BRUSSELS—European Union countries agreed on Dec. 5 to a far-reaching system to coordinate scrutiny of foreign investments into Europe, notably from China.

Under the plan, developed in the wake of a surge in Chinese investments, the European Commission would investigate foreign investments in strategic technologies and infrastructure such as ports or energy networks.

Negotiators for the European Parliament and the EU’s 28 member states struck a deal last month to protect critical sectors.

However, it was not clear whether a sufficient number of countries would back the compromise, given opposition from some including Cyprus, Greece, Luxembourg, Malta and Portugal.

Some of the opponents have welcomed Chinese investment, such as Greece, whose largest port Piraeus is majority-owned by China’s COSCO Shipping.

But only Italy and Britain voiced reservations on Wednesday, said spokespeople for the European Council and for Austria, which holds the six-month rotating EU presidency.

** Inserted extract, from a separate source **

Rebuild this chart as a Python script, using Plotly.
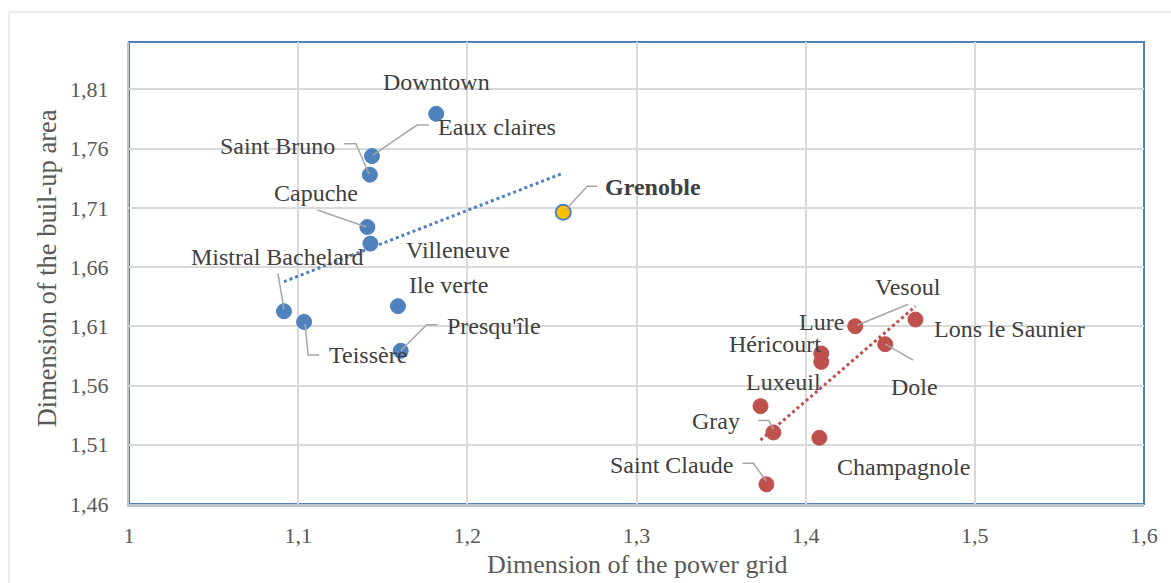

The proposed new law does not name China but its backers’ complaints over investments by state-owned enterprises and for technology transfers are clear references to Beijing.

Parliament will vote on the proposal in February or March.

EU lawmakers succeeded in pushing through tougher screening than initially proposed, such as obliging the Commission to screen deals and requiring EU countries to cooperate.

They also extended the list of “critical sectors” to include aerospace, health, nano-technology, the media, electric batteries and the supply of food.

The system would not require individual countries to carry out screening. Currently 13 nations have a system in place. Those that do will need to inform other EU members and the Commission if they screen an investment.

All would have to provide an annual report to the Commission, which would also be obliged to give its opinion if a third of member states expressed concerns about a planned foreign investment.

The Commission’s opinions could address concerns that the security of vital infrastructure might be compromised or that innovations that have had years of expensive research could be lost to foreign hands.

However, EU countries and not the Commission would still make final decisions on whether to block foreign investments.